Anyone can recommend somewhere nice?????
Lu


----------



## kdw2k (May 13, 2013)

Not sure about this.... Just an idea.... But how much would one of the boats cost at Paphos? Some even cater. 
Wishing you both health wealth and happiness.


----------



## PeteandSylv (Sep 24, 2008)

If you Google "wedding Cyprus government law" you will find a wealth of information.

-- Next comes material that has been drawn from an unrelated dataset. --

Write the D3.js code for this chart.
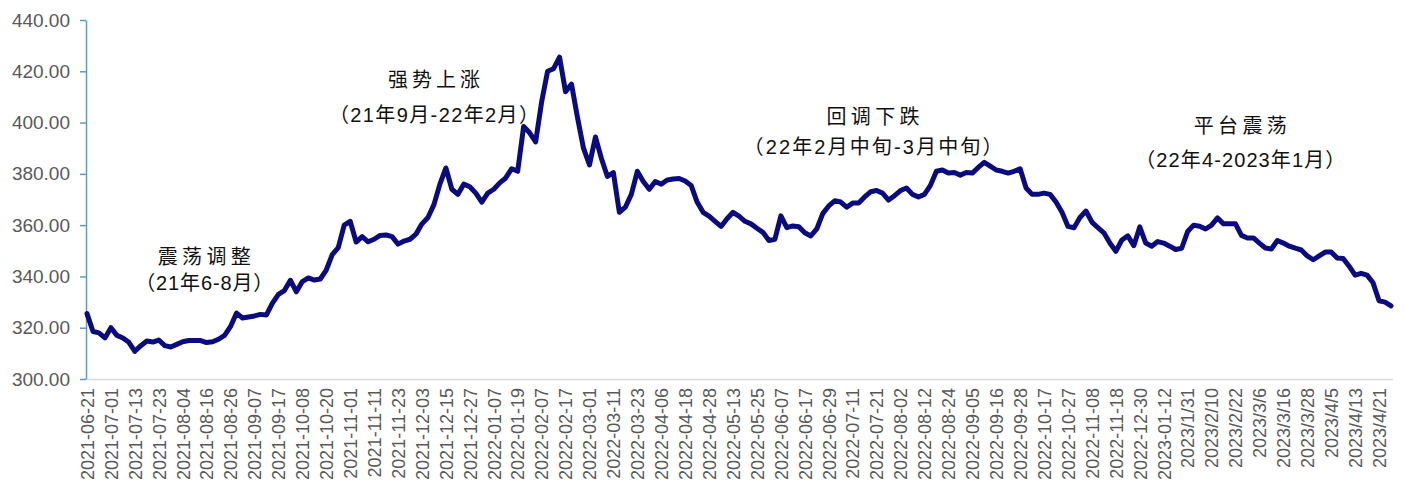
<!DOCTYPE html>
<html>
<head>
<meta charset="utf-8">
<script src="https://cdn.jsdelivr.net/npm/d3@7/dist/d3.min.js"></script>
<style>
  html, body { margin: 0; padding: 0; background: #fff; }
  svg { display: block; }
</style>
</head>
<body>
<svg id="chart" width="1405" height="500"></svg>
<script>
// ---- data ----
// Tick labels (one every 8 trading days)
const tickLabels = [
  "2021-06-21","2021-07-01","2021-07-13","2021-07-23","2021-08-04","2021-08-16","2021-08-26",
  "2021-09-07","2021-09-17","2021-10-08","2021-10-20","2021-11-01","2021-11-11","2021-11-23",
  "2021-12-03","2021-12-15","2021-12-27","2022-01-07","2022-01-19","2022-02-07","2022-02-17",
  "2022-03-01","2022-03-11","2022-03-23","2022-04-06","2022-04-18","2022-04-28","2022-05-13",
  "2022-05-25","2022-06-07","2022-06-17","2022-06-29","2022-07-11","2022-07-21","2022-08-02",
  "2022-08-12","2022-08-24","2022-09-05","2022-09-16","2022-09-28","2022-10-17","2022-10-27",
  "2022-11-08","2022-11-18","2022-12-30","2023-01-12","2023/1/31","2023/2/10","2023/2/22",
  "2023/3/6","2023/3/16","2023/3/28","2023/4/5","2023/4/13","2023/4/21"
];
// Series values, one every 2 trading days (4 per labelled interval)
const values = [
  325.5,318.5,318.0,316.0,320.0,317.0,316.0,314.3,310.8,313.0,
  314.8,314.4,315.2,313.0,312.5,313.5,314.5,315.0,315.0,315.0,
  314.2,314.5,315.5,317.0,320.5,325.7,323.8,324.2,324.6,325.2,
  325.0,329.6,333.0,334.5,338.5,334.0,338.0,339.4,338.6,339.0,
  342.5,348.5,351.2,360.0,361.5,353.4,355.5,353.5,354.5,356.0,
  356.2,355.5,352.6,353.8,354.5,356.5,360.5,363.0,368.0,376.0,
  382.3,374.0,372.0,376.0,375.0,372.5,369.0,372.5,374.0,376.5,
  378.4,382.0,381.0,398.5,396.0,392.5,408.0,420.0,421.0,425.5,
  412.0,415.0,402.0,390.0,383.5,394.4,386.0,379.0,380.5,365.0,
  367.0,372.0,381.0,377.0,374.0,377.0,376.0,377.6,378.0,378.2,
  377.2,375.5,369.0,365.0,363.5,361.5,359.5,362.5,365.0,363.5,
  361.5,360.5,358.8,357.2,354.0,354.5,363.6,359.0,359.7,359.4,
  357.0,355.8,358.5,364.5,367.5,369.5,369.0,367.0,368.6,368.6,
  371.0,373.0,373.5,372.5,369.8,371.5,373.5,374.5,372.0,371.0,
  372.0,375.5,381.0,381.5,380.3,380.5,379.5,380.5,380.3,382.5,
  384.5,383.0,381.5,381.0,380.3,381.0,382.0,374.5,372.0,372.0,
  372.5,372.0,369.0,365.0,359.5,359.0,363.0,365.5,361.2,359.0,
  357.0,353.0,349.8,354.2,355.8,352.0,359.3,353.0,351.8,353.6,
  353.0,351.8,350.5,351.0,357.5,360.0,359.6,358.5,360.0,362.8,
  360.5,360.5,360.5,356.0,355.0,355.0,353.0,351.1,350.7,354.0,
  353.0,351.8,351.0,350.3,348.0,346.5,348.0,349.5,349.5,347.2,
  347.0,344.0,340.5,341.2,340.5,337.5,330.5,330.0,328.5
];
const samplesPerLabel = 4;
const yTicks = [300, 320, 340, 360, 380, 400, 420, 440];

// Annotation texts
const annoTitles = ["震荡调整", "强势上涨", "回调下跌", "平台震荡"];
const annoPeriods = ["（21年6-8月）", "（21年9月-22年2月）", "（22年2月中旬-3月中旬）", "（22年4-2023年1月）"];

// ---- layout ----
const plot = { left: 87, right: 1391, top: 20, bottom: 379 };
// annotation anchors in data space: [sample index, value line1, value line2]
const annoAnchor = [
  [19.6, 348.3, 337.4],
  [58.0, 417.0, 402.9],
  [131.4, 402.9, 390.5],
  [192.8, 399.4, 385.4]
];
const annoTitleLen = [93, 92, 93, 93];
const annoPeriodLen = [138, 210, 259, 210];

const svg = d3.select("#chart");

const idx = d3.range(values.length);
const x = d3.scalePoint().domain(idx).range([plot.left, plot.right]).padding(0);
const y = d3.scaleLinear().domain([300, 440]).range([plot.bottom, plot.top]);
const xl = d3.scaleLinear().domain([0, values.length - 1]).range([plot.left, plot.right]);

// X axis
const xAxis = d3.axisBottom(x)
  .tickValues(idx.filter(i => i % samplesPerLabel === 0 && i / samplesPerLabel < tickLabels.length))
  .tickFormat(i => tickLabels[i / samplesPerLabel])
  .tickSize(0);

const gx = svg.append("g")
  .attr("transform", `translate(0,${plot.bottom})`)
  .call(xAxis);
gx.select(".domain")
  .attr("d", `M${plot.left - 1},0.5H${plot.right + 2}`)
  .attr("stroke", "#d9d9d9")
  .attr("stroke-width", 1.5);
gx.selectAll("text")
  .attr("transform", "rotate(-90)")
  .attr("x", -9)
  .attr("y", 0)
  .attr("dy", "0.35em")
  .attr("text-anchor", "end")
  .attr("fill", "#595959")
  .style("font-family", "'Liberation Sans', Arial, sans-serif")
  .style("font-size", "18px");

// Y axis
const yAxis = d3.axisLeft(y)
  .tickValues(yTicks)
  .tickFormat(d3.format(".2f"))
  .tickSize(6)
  .tickSizeOuter(0)
  .tickPadding(10);

const gy = svg.append("g")
  .attr("transform", `translate(${plot.left - 1},0)`)
  .call(yAxis);
gy.select(".domain").attr("stroke", "#5b9bd5").attr("stroke-width", 1.5);
gy.selectAll(".tick line").attr("stroke", "#5b9bd5").attr("stroke-width", 1.5);
gy.selectAll("text")
  .attr("fill", "#595959")
  .style("font-family", "'Liberation Sans', Arial, sans-serif")
  .style("font-size", "19px");

// Line
const line = d3.line()
  .x((d, i) => x(i))
  .y(d => y(d))
  .curve(d3.curveLinear);

svg.append("path")
  .datum(values)
  .attr("d", line)
  .attr("fill", "none")
  .attr("stroke", "#0b0b80")
  .attr("stroke-width", 5)
  .attr("stroke-linejoin", "round")
  .attr("stroke-linecap", "round");

// Annotations
const ga = svg.append("g");
annoTitles.forEach((t, i) => {
  const [ai, v1, v2] = annoAnchor[i];
  ga.append("text")
    .attr("x", xl(ai)).attr("y", y(v1))
    .attr("text-anchor", "middle")
    .attr("dominant-baseline", "central")
    .attr("textLength", annoTitleLen[i])
    .attr("lengthAdjust", "spacing")
    .attr("fill", "#111")
    .style("font-family", "'Noto Sans CJK SC', sans-serif")
    .style("font-size", "20px")
    .text(t);
  ga.append("text")
    .attr("x", xl(ai)).attr("y", y(v2))
    .attr("text-anchor", "middle")
    .attr("dominant-baseline", "central")
    .attr("textLength", annoPeriodLen[i])
    .attr("lengthAdjust", "spacing")
    .attr("fill", "#111")
    .style("font-family", "'Liberation Sans', 'Noto Sans CJK SC', sans-serif")
    .style("font-size", "20px")
    .text(annoPeriods[i]);
});
</script>
</body>
</html>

As far as I can see you can only have the ceremony in a Town Hall or Church.

Pete


----------



## Lucia83 (Oct 20, 2012)

Thank you for the tip, but boats are quite limited in terms of number of guests! We are trying to keep the costs down by finding a venue that would enable us to get our own catering and bring our own drinks, so the search is very tricky! :help:


----------



## Lucia83 (Oct 20, 2012)

We were thinking of having the official ceremony in the town hall few days before the wedding, if that is the only legal way to do it and then have the normal wedding for all guests with a priest. To pay someone from the town hall to come where we want him to come would cost us from 300eur up. I have been told that priest can do ceremony as long as there is at least a chapel on the location!


----------



## PeteandSylv (Sep 24, 2008)

You may think this a daft suggestion but why not consider one of the excellent picnic sites that the Forestry Department maintain? It would be delightful in one of the forest sites such as Agia under the trees in the summer. You have water, toilets, loads of benches, barbecue facilities and playgrounds for children at most of the sites although I know of one that does not allow BBQs.

I've certainly seen evidence of Cypriot celebrations at some sites but whether these are weddings I don't know.

Pete


----------



## Lucia83 (Oct 20, 2012)

Picnic site is actually a great idea! I've seen many pictures from weddings in a forest and they all look very romantic! Will look into it, thanks for the tip!


----------



## Pam n Dave (Jun 11, 2007)

Lucia83 said:


> Picnic site is actually a great idea! I've seen many pictures from weddings in a forest and they all look very romantic! Will look into it, thanks for the tip!



Some have a church nearby, I think the one near Neo Chorio does and a short walk/ride up the hill will give breathtaking views.

A further option could be one of the Amphitheaters, many have a spectacular view, Tala and Kato Pyrgos for example.


----------



## Lucia83 (Oct 20, 2012)

Pam n Dave said:


> Some have a church nearby, I think the one near Neo Chorio does and a short walk/ride up the hill will give breathtaking views.
> 
> A further option could be one of the Amphitheaters, many have a spectacular view, Tala and Kato Pyrgos for example.


That sounds good too! I've also found one spa resort which is converted monastery from 17th century which look lovely too! Not cheap though!


----------